Plus tard, quand l’expérience sur la mémoire apparaît dans le film, la relation avec les mots prend une autre dimension. Dans l’étude originale – une expérience réelle – les chercheurs ont travaillé avec des images, de la musique, et des mots. Nous ne pouvions pas montrer l’expérience originale pour des raisons d’éthique et de procédure, mais nous étions intéressés par la possibilité de la reproduire d’une manière plus poétique ou métaphorique.
J’aime me dire que le film en lui-même est une expérience (une expérience sur la perception et la mémoire) où le spectateur (l’auditeur) est également un participant. Il ne s’agit pas seulement d’observer que qui se passe à l’écran, mais d’habiter une expérience perceptuelle, de faire face à certains stimuli, associations, résonances.
Le traitement du son comprend plusieurs niveaux, dont des compositions musicales qui remplacent le son intradiégétique. Comment avez-vous conçu la bande-son ? Selon quels principes ? Quels défis l’assemblement de ce contenu hétérogène a-t-il soulevé ?

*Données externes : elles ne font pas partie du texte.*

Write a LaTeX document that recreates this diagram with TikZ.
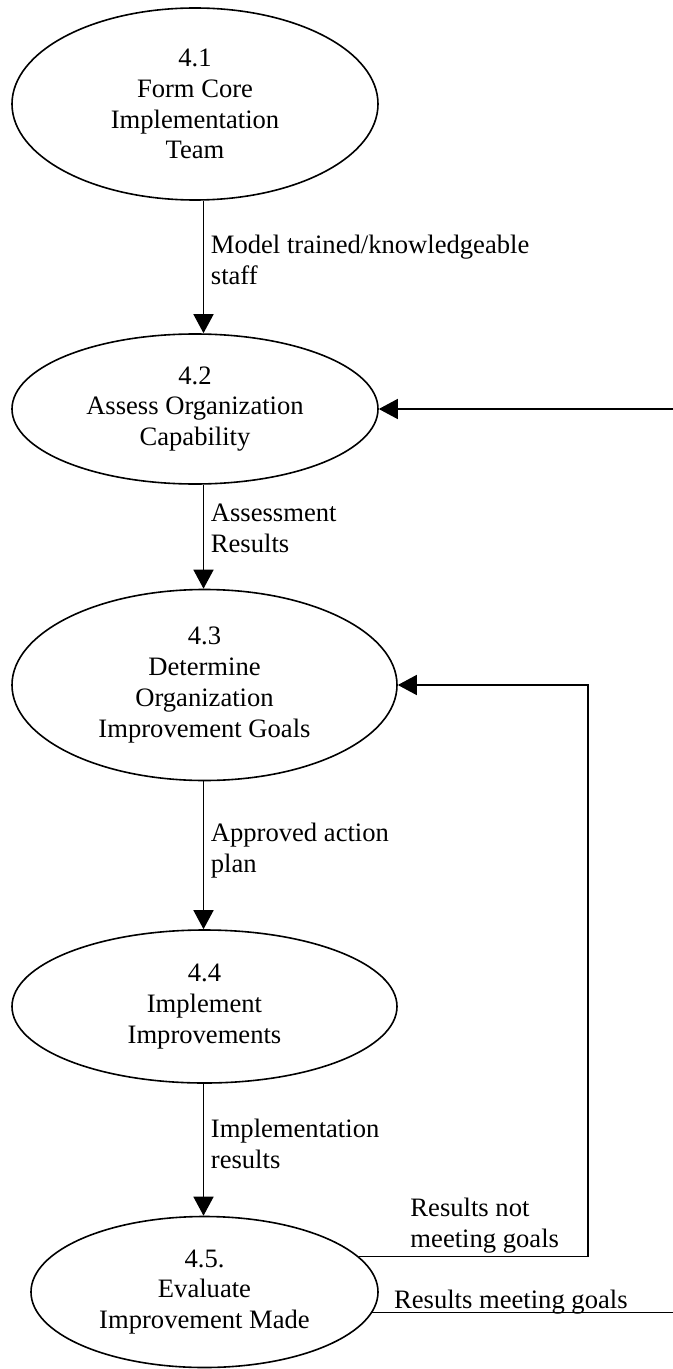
\documentclass[tikz,border=0pt]{standalone}
\usepackage{fontspec}
\setmainfont{Liberation Serif}
\usetikzlibrary{arrows.meta,positioning,shapes.geometric}

\tikzset{
  proc/.style={ellipse,draw,line width=0.8pt,inner sep=0pt,align=center,
    font=\fontsize{13.3}{15.4}\selectfont},
  flow/.style={line width=0.75pt,-{Triangle[length=9.5pt,width=10pt]}},
  flowtag/.style={align=left,font=\fontsize{13.3}{15.5}\selectfont},
}

\begin{document}
\begin{tikzpicture}[x=0.5pt,y=-0.5pt]
  \useasboundingbox (0,0) rectangle (673,1369);
  \coordinate (spine) at (203.5,0);
  \coordinate (rail) at (588,0);
  \coordinate (rim) at (673,0);

  \node[proc,minimum width=183pt,minimum height=96pt] (e1) at (195,104)
    {4.1\\Form Core\\Implementation\\Team};
  \node[proc,minimum width=183pt,minimum height=75pt] (e2) at (195,409)
    {4.2\\Assess Organization\\Capability};
  \node[proc,minimum width=192.5pt,minimum height=95.5pt] (e3) at (204.5,685)
    {4.3\\Determine\\Organization\\Improvement Goals};
  \node[proc,minimum width=192.5pt,minimum height=76.5pt] (e4) at (204.5,1006.5)
    {4.4\\Implement\\Improvements};
  \node[proc,minimum width=173.5pt,minimum height=75.5pt] (e5) at (204.5,1292)
    {4.5.\\Evaluate\\Improvement Made};

  \draw[flow] (e1.south -| spine) -- node[pos=0.45,right,flowtag]
    {Model trained/knowledgeable\\staff} (e2.north -| spine);
  \draw[flow] (e2.south -| spine) -- node[pos=0.42,right,flowtag]
    {Assessment\\Results} (e3.north -| spine);
  \draw[flow] (e3.south -| spine) -- node[pos=0.47,right,flowtag]
    {Approved action\\plan} (e4.north -| spine);
  \draw[flow] (e4.south -| spine) -- node[pos=0.455,right,flowtag]
    {Implementation\\results} (e5.north -| spine);

  \draw[flow] (e2 -| rim) -- (e2);
  \draw[flow] (e5.13.5) -- node[pos=0.214,anchor=south west,flowtag,inner sep=1pt]
    {Results not\\meeting goals} (e5.13.5 -| rail) |- (e3);
  \draw[line width=0.75pt] (e5.-7) -- node[pos=0.07,anchor=base west,yshift=2.25pt,
    flowtag,inner sep=0pt] {Results meeting goals} (e5.-7 -| rim);
\end{tikzpicture}
\end{document}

La conception sonore du film a été un défi majeur, parce que j’ai de l’expérience en composition musicale et design sonore, donc l’écoute a été essentielle dès le début. Cette sensibilité a été présente du script au tournage : nous avons pensé longuement au placement du micro, et c’était souvent le son qui guidait – ou créait – certaines images.
J’aime dire que ces films sont des Films d’Écoute, qui jouent un peu avec l’idée du cinéma observationnel. Bien sûr, les images ont une grande importance – tout comme le mot – mais c’est le son qui trace le chemin, et qui agit en guide sensoriel. En ce sens, travailler sur le design sonore et le montage de la musique pendant la post-production a été assez naturel, parce que le film avait sa propre identité sonore depuis le début.
Quant à la musique, il y a plusieurs de mes compositions dans le film, mais j’ai aussi choisi d’inclure des pièces de mes collègues et de compositeurs que j’admire beaucoup, certains avec qui je collabore régulièrement.